When a user asks a question, you embed the question with the same model and search the vector database for the chunks closest in meaning. Closeness is usually measured by cosine similarity.

This is the part that surprises people coming from keyword search. The user can ask “Easter” and the system can return a chunk that talks about “rabbit”, because the meanings are close, even with no overlapping words.

That sounds magical until you realize it’s also the most common point of failure. If the wrong chunks come back, no LLM in the world can save the answer. Retrieval is where most RAG systems quietly break.

That’s why production teams almost never rely on vector search alone. The current best practice is hybrid search, running vector search alongside a classic keyword algorithm like BM25 and merging the results, often with a step called reciprocal rank fusion. Vector search catches semantic matches. BM25 catches exact terms, error codes, product IDs, version numbers, that embeddings tend to miss. Combined, they cover each other’s blind spots. Many teams add a reranker (a small cross-encoder model) on top to reorder the final shortlist.

Generation

You take the retrieved chunks, paste them into the prompt as context, and call the LLM. The instruction is usually “answer the question using only the material below”. Some teams add stricter rules, if the context doesn’t contain the answer, say so“, to keep the model from filling gaps with imagination.

The model now answers grounded in your data. Hallucinations drop. Updates are instant, change the source documents, and the next query reflects the new reality. And because every answer can cite the chunks it came from, you finally get something LLMs almost never give you: traceability.

That’s the whole loop.

Where People Are Actually Using This

Financial services use RAG for compliance and regulatory analysis. Rules change constantly. Fine-tuning a model every time a regulator updates a document is impossible. Indexing the new document into a vector store and letting the LLM reason over it takes minutes.
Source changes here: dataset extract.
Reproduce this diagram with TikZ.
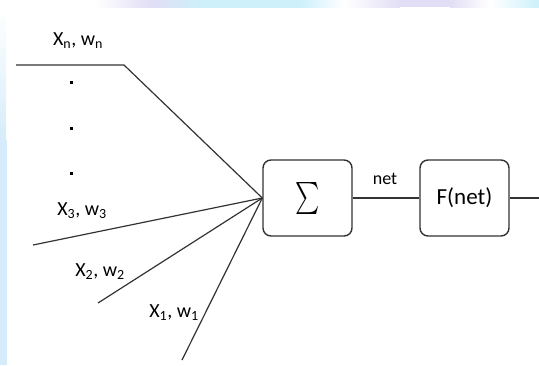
\documentclass[tikz,border=0pt]{standalone}
\usepackage{fontspec}
\setmainfont{Carlito}
\definecolor{ink}{HTML}{333333}
\definecolor{bandblue}{RGB}{214,236,250}
\definecolor{bandcyan}{RGB}{205,240,250}
\definecolor{bandviolet}{RGB}{226,222,245}
\begin{document}
\begin{tikzpicture}[x=1pt,y=-1pt,
  wire/.style={draw=ink,line width=1.2pt},
  unit/.style={draw=ink,line width=1.4pt,rounded corners=8pt,minimum width=89pt,minimum height=76pt,inner sep=0pt,fill=white},
  lab/.style={font=\fontsize{20}{20}\selectfont,inner sep=0pt,text=black},
  dot/.style={fill=black,inner sep=0pt,minimum size=3pt,rectangle}]
\useasboundingbox (0,0) rectangle (539,365);
% soft slide background bands
\shade[left color=white,right color=bandviolet] (95,0) rectangle (150,7);
\shade[left color=bandviolet,right color=bandcyan] (150,0) rectangle (200,7);
\shade[left color=bandcyan,right color=bandcyan] (200,0) rectangle (300,7);
\shade[left color=bandcyan,right color=white] (300,0) rectangle (345,7);
\shade[left color=white,right color=bandviolet] (345,0) rectangle (400,7);
\fill[bandviolet] (400,0) rectangle (450,7);
\shade[left color=bandviolet,right color=white] (450,0) rectangle (490,7);
\shade[left color=white,right color=bandcyan] (490,0) rectangle (539,7);
\shade[top color=white,bottom color=bandblue] (0,7) rectangle (6,140);
\fill[bandblue] (0,140) rectangle (7,365);

% processing units
\node[unit] (sig) at (307.5,198) {\scalebox{2.3}[3.2]{$\sum$}};
\node[unit] (fn) at (464.5,198) {\fontsize{23}{23}\selectfont F(net)};

% input ends
\coordinate (inN) at (16,65);
\coordinate (bend) at (124,65);
\coordinate (in3) at (33,245);
\coordinate (in2) at (98,303);
\coordinate (in1) at (182,360);
\coordinate (out) at (539,198);

\draw[wire] (inN) -- (bend) -- (sig.west);
\draw[wire] (in3) -- (sig.west);
\draw[wire] (in2) -- (sig.west);
\draw[wire] (in1) -- (sig.west);
\draw[wire] (sig.east) -- (fn.west);
\draw[wire] (fn.east) -- (out);

% labels
\node[lab] (ln) at (78,41) {X\textsubscript{n}, w\textsubscript{n}};
\node[lab] (l3) at (82,211) {X\textsubscript{3}, w\textsubscript{3}};
\node[lab] (l2) at (100,272) {X\textsubscript{2}, w\textsubscript{2}};
\node[lab] (l1) at (174,313) {X\textsubscript{1}, w\textsubscript{1}};
\node[lab,font=\fontsize{18}{18}\selectfont] (net) at (385,179) {net};
\node[dot] (d1) at (71,82) {};
\node[dot] (d2) at (71,128) {};
\node[dot] (d3) at (71,173) {};
\end{tikzpicture}
\end{document}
Legal and healthcare are the highest-stakes domains. Lawyers use RAG to query case law and internal contracts. Hospitals use it for evidence-based clinical recommendations grounded in medical literature.

Customer support is the most obvious case. Support documentation before generating any reply, combined RAG with a knowledge graph to built from historical issue tickets.

Marketing and Media, generating automated posts, metrics analysis, creating sales pages.

There are many more…

Conclusion

RAG is the most practical way to ground an LLM in your own data without retraining anything.

The core pattern is simple:

  1. Index your knowledge base into a vector store.
  2. Retrieve the most relevant chunks for each user query.
  3. Generate the answer with the LLM using those chunks as context.

Get the indexing right, the retrieval right, and the prompt right, in that order. The LLM is the easy part.

That’s all you need to start shipping RAG to production.